The census of 1900 shows J. L. Woolsey living with his wife and five children and a Allsup relative.  Obviously his insanity plea worked well. He did not stay in jail.  I would say he was rather a scoundrel.

George Sabin was no doubt uneducated - or mostly so.  Most of the family was.

Let me tell you briefly about his family background.

George W. Sabin Sr. married in Indiana to Margaret Godwin and they had five children.  Geo. W. left to fight in the Civil War.  Margaret took the children to Iowa to her family.  Geo. W. was injured and returned to Indiana.  There he hooked up with Mary Dilworth who was the widow of a
fellow soldier of Geo. W.  She was young!  They had three children.  Geo. Jr. was the oldest of those three.

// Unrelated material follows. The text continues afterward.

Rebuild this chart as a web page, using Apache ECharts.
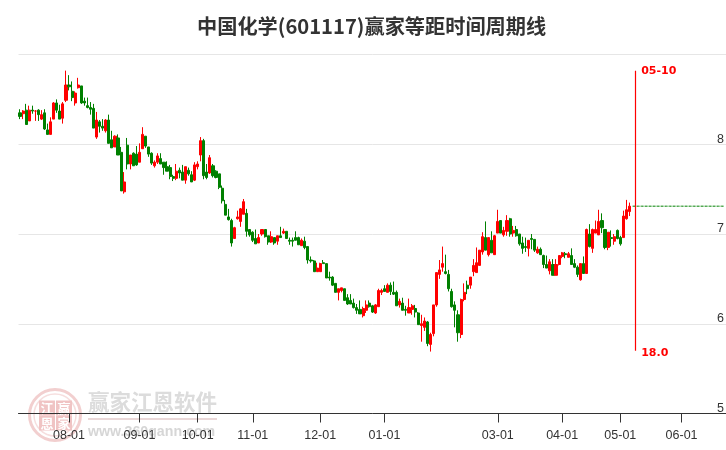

During that time they moved from Indiana to Missouri.  Either the same year or the following year of the birth of their third child Geo. W. Sr. married my Great Grandmother - Mary Catherine Chandler.  They married (with court records) in June 1870 at the home of Mary C.'s uncle Lorenzo Dow Chandler.  They moved to Wright Co., MO and she was 17 and he 41 according to the census.  Geo. Jr. was 5 at this point.  They started having children.  Cora Estelle Sabin was their first.

Family lore says that Mary C. began to have an affair with a doctor.  She was run out of town.  She loaded all the kids into a wagon and went to Denison (and into Indian territory).  Geo. W. was to follow.  He did not.

He remarried again and then died in 1900.  He is buried in Webster, Co.

Cora married John W. Kinney and began to have children.  She was pregnant with child number two when Geo. Jr. was shot.

In the same time period Mary C. remarried (divorce?  who knows.  Legal marriage?  who knows) to Alexander Hayes and had another daughter.

What a family.  What history.  It gets better and better!